◆ THE REQUEST ◆
Using the listing below, report all lines holding the word "standalone".
* begin *
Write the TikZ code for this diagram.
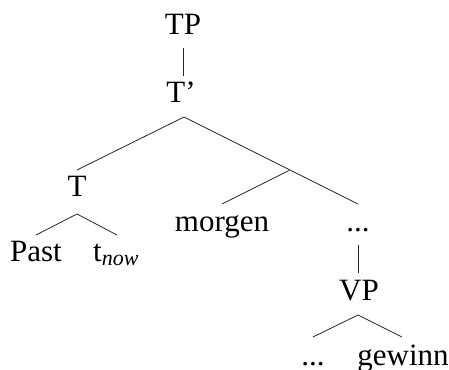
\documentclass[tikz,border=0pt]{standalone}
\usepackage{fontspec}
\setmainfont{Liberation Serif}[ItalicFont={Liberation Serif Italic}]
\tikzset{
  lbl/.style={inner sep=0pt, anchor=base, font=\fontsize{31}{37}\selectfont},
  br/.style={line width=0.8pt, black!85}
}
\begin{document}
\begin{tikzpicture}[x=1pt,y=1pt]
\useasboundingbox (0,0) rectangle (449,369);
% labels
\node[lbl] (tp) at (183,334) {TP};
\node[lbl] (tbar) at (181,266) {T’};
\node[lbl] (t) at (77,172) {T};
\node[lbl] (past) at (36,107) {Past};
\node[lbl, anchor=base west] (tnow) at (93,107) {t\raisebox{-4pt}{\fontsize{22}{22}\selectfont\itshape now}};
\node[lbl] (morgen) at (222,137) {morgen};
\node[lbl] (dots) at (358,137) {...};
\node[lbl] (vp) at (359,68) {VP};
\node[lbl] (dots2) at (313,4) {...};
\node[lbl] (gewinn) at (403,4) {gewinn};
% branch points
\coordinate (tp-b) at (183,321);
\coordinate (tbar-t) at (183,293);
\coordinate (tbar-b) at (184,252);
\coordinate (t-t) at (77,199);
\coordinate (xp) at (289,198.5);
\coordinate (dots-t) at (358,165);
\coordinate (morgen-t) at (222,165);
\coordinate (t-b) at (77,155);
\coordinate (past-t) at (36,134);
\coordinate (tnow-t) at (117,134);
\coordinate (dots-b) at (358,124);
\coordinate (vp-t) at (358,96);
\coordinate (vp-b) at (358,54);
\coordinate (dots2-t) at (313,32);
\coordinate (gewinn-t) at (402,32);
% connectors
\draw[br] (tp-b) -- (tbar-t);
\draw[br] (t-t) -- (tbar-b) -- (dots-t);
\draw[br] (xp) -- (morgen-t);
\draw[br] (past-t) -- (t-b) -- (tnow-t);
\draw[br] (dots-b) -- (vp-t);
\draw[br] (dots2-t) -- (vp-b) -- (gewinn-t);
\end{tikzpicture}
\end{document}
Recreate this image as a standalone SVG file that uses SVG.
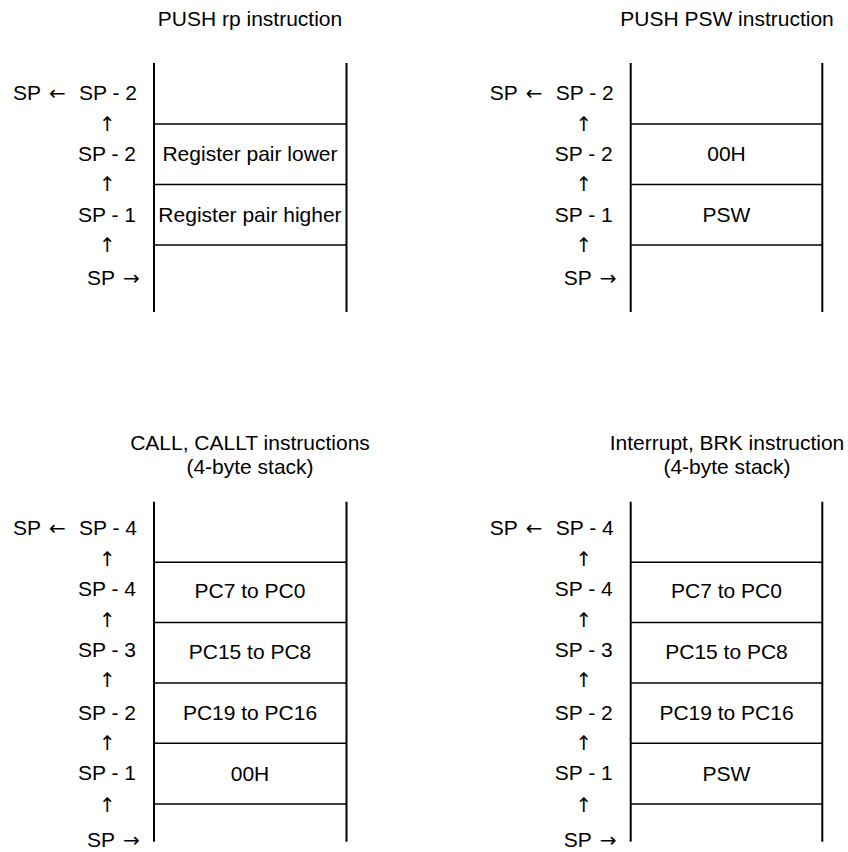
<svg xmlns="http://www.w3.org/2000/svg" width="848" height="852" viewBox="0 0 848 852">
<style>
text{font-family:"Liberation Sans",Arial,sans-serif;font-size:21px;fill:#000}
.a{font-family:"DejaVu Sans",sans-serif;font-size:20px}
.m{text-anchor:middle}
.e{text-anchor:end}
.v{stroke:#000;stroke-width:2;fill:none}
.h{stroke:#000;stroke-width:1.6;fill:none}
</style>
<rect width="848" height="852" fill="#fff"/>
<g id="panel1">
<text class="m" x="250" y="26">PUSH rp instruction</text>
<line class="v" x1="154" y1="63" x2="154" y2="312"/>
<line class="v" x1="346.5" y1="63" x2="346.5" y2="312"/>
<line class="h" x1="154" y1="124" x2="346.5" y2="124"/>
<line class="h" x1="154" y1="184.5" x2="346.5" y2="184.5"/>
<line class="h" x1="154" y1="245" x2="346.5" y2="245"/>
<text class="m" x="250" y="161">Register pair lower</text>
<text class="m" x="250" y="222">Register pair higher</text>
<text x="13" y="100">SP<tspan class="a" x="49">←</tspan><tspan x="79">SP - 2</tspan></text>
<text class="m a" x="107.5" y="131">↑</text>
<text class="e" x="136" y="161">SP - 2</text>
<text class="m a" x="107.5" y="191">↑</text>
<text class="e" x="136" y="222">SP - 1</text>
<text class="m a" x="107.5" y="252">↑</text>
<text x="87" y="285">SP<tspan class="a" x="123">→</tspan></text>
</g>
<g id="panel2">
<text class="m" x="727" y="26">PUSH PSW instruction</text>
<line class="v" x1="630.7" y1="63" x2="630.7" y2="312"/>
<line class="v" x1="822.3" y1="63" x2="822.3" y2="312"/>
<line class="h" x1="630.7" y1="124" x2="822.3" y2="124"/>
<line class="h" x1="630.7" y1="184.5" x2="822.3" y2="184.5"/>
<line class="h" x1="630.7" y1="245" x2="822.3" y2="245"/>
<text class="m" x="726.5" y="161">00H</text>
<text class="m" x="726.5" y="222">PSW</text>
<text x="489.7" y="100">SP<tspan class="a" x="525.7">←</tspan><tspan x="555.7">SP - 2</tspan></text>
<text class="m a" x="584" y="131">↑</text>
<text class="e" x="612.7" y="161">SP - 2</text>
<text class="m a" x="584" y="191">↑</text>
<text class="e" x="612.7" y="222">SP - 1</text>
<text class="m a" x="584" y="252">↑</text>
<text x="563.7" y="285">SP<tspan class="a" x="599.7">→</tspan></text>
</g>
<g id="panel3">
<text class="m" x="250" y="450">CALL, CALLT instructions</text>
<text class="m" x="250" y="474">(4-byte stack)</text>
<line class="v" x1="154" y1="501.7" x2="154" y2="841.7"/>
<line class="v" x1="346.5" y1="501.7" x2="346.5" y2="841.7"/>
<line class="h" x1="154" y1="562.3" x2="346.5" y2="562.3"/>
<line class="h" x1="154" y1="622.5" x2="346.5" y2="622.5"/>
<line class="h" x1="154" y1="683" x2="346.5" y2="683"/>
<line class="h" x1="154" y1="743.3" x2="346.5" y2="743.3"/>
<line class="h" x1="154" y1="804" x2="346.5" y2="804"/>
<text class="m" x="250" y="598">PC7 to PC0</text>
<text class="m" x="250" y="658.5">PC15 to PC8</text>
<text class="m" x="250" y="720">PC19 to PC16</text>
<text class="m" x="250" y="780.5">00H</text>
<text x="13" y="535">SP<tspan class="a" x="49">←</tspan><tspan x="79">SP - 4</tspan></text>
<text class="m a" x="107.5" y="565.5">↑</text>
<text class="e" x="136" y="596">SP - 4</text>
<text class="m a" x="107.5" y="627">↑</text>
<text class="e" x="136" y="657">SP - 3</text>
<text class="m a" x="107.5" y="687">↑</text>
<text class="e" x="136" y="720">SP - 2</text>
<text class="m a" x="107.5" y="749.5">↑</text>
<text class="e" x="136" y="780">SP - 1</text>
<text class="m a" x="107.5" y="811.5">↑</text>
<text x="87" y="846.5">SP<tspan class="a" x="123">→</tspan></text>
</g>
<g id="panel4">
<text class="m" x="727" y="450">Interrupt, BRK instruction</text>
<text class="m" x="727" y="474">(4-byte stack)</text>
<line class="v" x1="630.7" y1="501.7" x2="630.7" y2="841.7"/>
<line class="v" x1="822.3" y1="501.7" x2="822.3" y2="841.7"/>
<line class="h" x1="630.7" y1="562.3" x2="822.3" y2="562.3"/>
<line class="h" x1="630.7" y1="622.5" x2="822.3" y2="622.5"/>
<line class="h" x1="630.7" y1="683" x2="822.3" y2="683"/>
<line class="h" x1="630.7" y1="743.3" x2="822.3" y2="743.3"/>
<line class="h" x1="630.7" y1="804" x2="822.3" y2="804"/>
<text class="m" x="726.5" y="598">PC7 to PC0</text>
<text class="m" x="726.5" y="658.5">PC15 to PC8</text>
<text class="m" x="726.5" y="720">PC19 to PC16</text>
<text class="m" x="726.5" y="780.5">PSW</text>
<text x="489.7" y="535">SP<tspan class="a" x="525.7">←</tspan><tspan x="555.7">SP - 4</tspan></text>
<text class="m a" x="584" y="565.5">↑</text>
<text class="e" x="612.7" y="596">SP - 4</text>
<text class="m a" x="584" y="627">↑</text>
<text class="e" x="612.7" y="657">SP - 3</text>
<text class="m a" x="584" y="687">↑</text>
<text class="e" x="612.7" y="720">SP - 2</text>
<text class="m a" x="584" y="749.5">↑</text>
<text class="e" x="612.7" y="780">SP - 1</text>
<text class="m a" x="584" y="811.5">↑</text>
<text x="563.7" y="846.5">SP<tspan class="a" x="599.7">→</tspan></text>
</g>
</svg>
* end *
◆ OUTPUT BELOW ◆
\documentclass[tikz,border=0pt]{standalone}
Recreate this image as a standalone SVG file that uses SVG.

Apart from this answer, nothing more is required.